We've now been on the road for about 60 days and nights and it's places like these - where the girls' classroom for the day is one of my favourite beaches in New Zealand - that make it all so worth it.

This wee slice of paradise, in Golden Bay at the top of the south island, is called Tata Beach. Like many other places in NZ, Golden Bay is gloriously and ever so slightly behind the times, if not completely frozen in time, and it's a place where women can still hitchhike and farmers will still stop to pull hapless drivers out of the ditch - as one did for us on this very day when my husband pulled too far over to the left to let the school bus pass. He must have been lost in nostalgic thoughts at the time (his family used to holiday here, foraging and eating pipis and mussels until they would puke their guts out) but we're hoping the rental-car company that loaned us the Loser Cruiser doesn't notice anything amiss.


Ditch landings notwithstanding, nothing could ruin this perfectly perfect day.


Saturday, 6 January 2007

Baaaaaad jokes


Beyond the more obvious charms of this picture-postcard South Pacific nation – beyond the scenery that never quits, the whale watching and hot springs and quaint villages, the jet boating and bungee jumping, the hiking and kayaking and sheep-shearing and rugby - lies a wonderfully quirky side of the “real” New Zealand that the average tourist might never see.

To get an insight into the local humour, it helps to be familiar with the odd sheep joke (which obviously you don’t need to share with the kids) but bear in mind that when a Kiwi is telling the jokes, Aussies are the butt.

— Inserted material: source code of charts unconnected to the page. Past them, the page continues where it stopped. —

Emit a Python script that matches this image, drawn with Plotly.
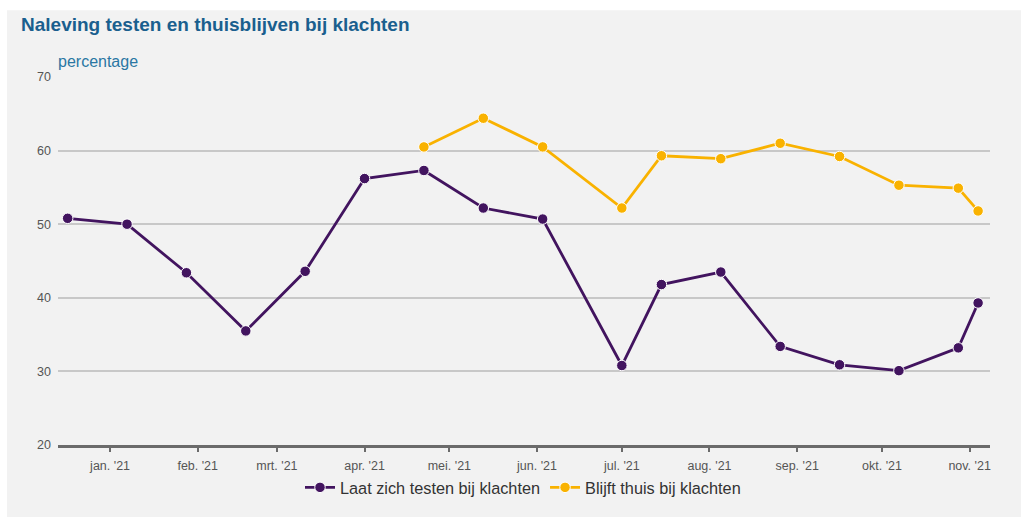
import plotly.graph_objects as go

# ---- data ----
dates = ["2020-12-17", "2021-01-07", "2021-01-28", "2021-02-18", "2021-03-11",
         "2021-04-01", "2021-04-22", "2021-05-13", "2021-06-03", "2021-07-01",
         "2021-07-15", "2021-08-05", "2021-08-26", "2021-09-16", "2021-10-07",
         "2021-10-28", "2021-11-04"]
testen = [50.8, 50.0, 43.4, 35.5, 43.6, 56.2, 57.3, 52.2, 50.7, 30.8,
          41.8, 43.5, 33.4, 30.9, 30.1, 33.2, 39.3]
thuis = [None, None, None, None, None, None, 60.5, 64.4, 60.5, 52.2,
         59.3, 58.9, 61.0, 59.2, 55.3, 54.9, 51.8]
tick_dates = ["2021-01-01", "2021-02-01", "2021-03-01", "2021-04-01", "2021-05-01",
              "2021-06-01", "2021-07-01", "2021-08-01", "2021-09-01", "2021-10-01",
              "2021-11-01"]
tick_labels = ["jan. '21", "feb. '21", "mrt. '21", "apr. '21", "mei. '21",
               "jun. '21", "jul. '21", "aug. '21", "sep. '21", "okt. '21", "nov. '21"]

W, H = 1021, 517
ML, MR, MT, MB = 58, 31, 77, 70
PW, PH = W - ML - MR, H - MT - MB

def px(x):
    return (x - ML) / PW

def py(y):
    return (H - MB - y) / PH

FONT = "Liberation Sans, Arial, sans-serif"
PURPLE = "#42145f"
YELLOW = "#f9b200"

fig = go.Figure()
fig.add_trace(go.Scatter(
    x=dates, y=testen, name="Laat zich testen bij klachten",
    mode="lines+markers",
    line=dict(color=PURPLE, width=2.8),
    marker=dict(color=PURPLE, size=10.5, line=dict(color="white", width=1)),
))
fig.add_trace(go.Scatter(
    x=dates, y=thuis, name="Blijft thuis bij klachten",
    mode="lines+markers",
    line=dict(color=YELLOW, width=2.8),
    marker=dict(color=YELLOW, size=10.5, line=dict(color="white", width=1)),
))

fig.update_layout(
    width=W, height=H,
    margin=dict(l=ML, r=MR, t=MT, b=MB, pad=0),
    paper_bgcolor="#f2f2f2",
    plot_bgcolor="#f2f2f2",
    font=dict(family=FONT, color="#444"),
    showlegend=True,
    legend=dict(orientation="h", x=px(523), xanchor="center", y=py(490), yanchor="middle",
                font=dict(size=16.3, color="#333"), bgcolor="rgba(0,0,0,0)",
                itemwidth=30),
    xaxis=dict(
        type="date",
        range=["2020-12-13 14:00", "2021-11-08 05:00"],
        tickvals=tick_dates, ticktext=tick_labels,
        showgrid=False, zeroline=False,
        showline=True, linecolor="#6b6b6b", linewidth=3,
        ticks="outside", ticklen=4, tickcolor="#6b6b6b", tickwidth=1.5,
        tickfont=dict(size=12.5, color="#555"),
        ticklabelstandoff=3,
        fixedrange=True,
    ),
    yaxis=dict(
        range=[20, 70], tickvals=[20, 30, 40, 50, 60, 70],
        showgrid=True, gridcolor="#c8c8c8", gridwidth=1.5,
        zeroline=False, showline=False,
        ticks="", tickfont=dict(size=12.5, color="#555"),
        ticklabelstandoff=6,
        fixedrange=True,
    ),
    shapes=[
        dict(type="rect", xref="paper", yref="paper",
             x0=px(-5), x1=px(W + 5), y0=py(10), y1=py(-5),
             fillcolor="white", line=dict(width=0), layer="below"),
        dict(type="rect", xref="paper", yref="paper",
             x0=px(-5), x1=px(7), y0=py(H + 5), y1=py(-5),
             fillcolor="white", line=dict(width=0), layer="below"),
    ],
    annotations=[
        dict(text="<b>Naleving testen en thuisblijven bij klachten</b>",
             xref="paper", yref="paper", x=px(19), y=py(24),
             xanchor="left", yanchor="middle", showarrow=False,
             font=dict(size=19, color="#1a5f8e", family=FONT)),
        dict(text="percentage",
             xref="paper", yref="paper", x=px(56), y=py(61),
             xanchor="left", yanchor="middle", showarrow=False,
             font=dict(size=16, color="#2a77a3", family=FONT)),
    ],
)

fig.write_html(
    "out.html",
    config={"displayModeBar": False},
    post_script="document.body.style.margin='0';document.body.style.overflow='hidden';",
)
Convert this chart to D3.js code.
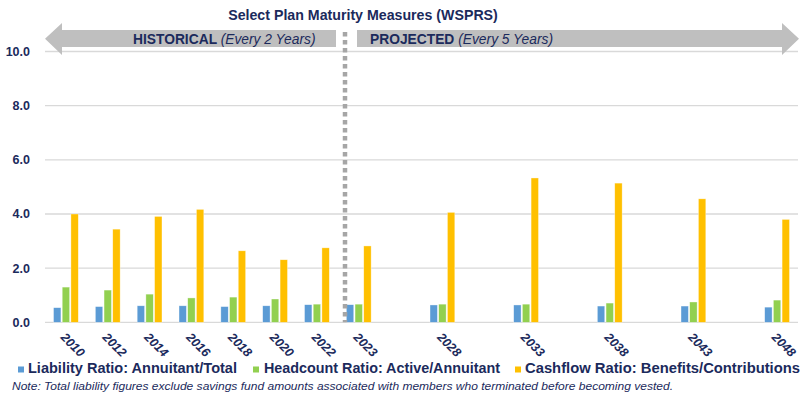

Any sheep joke will do, really, but this is one of my favourites:

"Two New Zealand sheep farmers are flying the herd to a new farm. Suddenly, the engine fails and the plane begins to plummet. Farmer 1: Quick! Grab a parachute and jump! Farmer 2: But what about the sheep? Farmer 1: Fuck the sheep! Farmer 2: (pause) Do you think we have time?"

Friday, 5 January 2007

Piggie porn, out of left field

One minute, it's cute kids feeding the piglets; next minute, it's a live sex show out in the paddock, starring a poor fat sow at the mercy of a horny old boar.

We're at an auntie's farm just south of Auckland and I can't help shake the feeling (not for the first time) that being a female in the animal kingdom isn't worth two shits. Because, really, what's in it for the ladies? It's not like they get dinner, or a date, or any scintillating conversation out of the whole thing.

So I watch in fascination - trying not to be juvenile for the girls' sake - as the sow and the boar start going at it right in front of us, but my God, the boar cannot find where to put it and I collapse in giggles as he starts trying a whole new approach, doing a full 180-degree turn till he's in a piggie sixty-niner and banging away in her ear. Hump, hump, squeal! Hump, hump, squeal! She's clearly used to the humiliation, poor thing, and no doubt sneaking regular peeks at her piggie watch hoping it will all end soon. And the boar? Well he's a typical man if ever there was one: rubbing up against anything as long as it feels good!
I'm glad I'd already explained the facts of life to the kids but there's no explaining this boar's attempts to get lucky. Fortunately Annie and Molly let me off the hook - no questions, just giggles.

Tuesday, 2 January 2007

God of the forest

Every time we find ourselves north of Auckland, we make a point of visiting the Waipoua Forest – a truly awe-inspiring place famous for its living giants, including Tane Mahuta (God of the Forest), the biggest kauri tree in New Zealand. It’s 51 metres tall, about 14 metres around and somewhere between 1250 and 2500 years old. Unfortunately, the girls are more interested in the chocolates we have bribed them with to make the short walk into the forest … but Doog and I are totally charmed. This forest is often overlooked when time-pressed tourists are making up their itinerary and maybe that’s part of the attraction. In my experience, the fewer the people, the better the experience.

Monday, 1 January 2007

Bad parenting: The re-enactment

Here on Baylys Beach, on New Zealand's north island, my husband shows his true, non-law-abiding Kiwi colours by giving the girls a driving lesson - confident in the knowledge that, you know, being six and seven shouldn't preclude one from learning to drive.

In a comfortable fog of jet lag just hours after arriving from Singapore, we drive up and down, up and down this gloriously deserted beach, the girls taking turns behind the wheel and me keeping a wary eye on the rising tide. Later we let them sprawl out in the back with the van door wide open as we take turns at the wheel. Doog's favourite New Zealand singers (Bic Runga and Dave Dobbyn) are cranked to the max and we are blissfully unaware ... until a guy in a Jeep drives right for us, gesturing wildly towards the back of the van.

“Hey! HEY!” he screams. “Your kid!”
And we're all like: “What? What? What?!!!”
And he’s yelling “Your KID! She just fell OUT!”

And there in the rearview mirror, yes indeed, is our Molly sprawled out on her back, spitting chunks of wet sand into the air. We do a quick U-turn. A mouth full of sand and barely a tear - now that's one tough kid. She's even cool enough to re-enact her tumble for this picture, and then we all hastily agree on one thing: Never, under any circumstances, tell Grandma.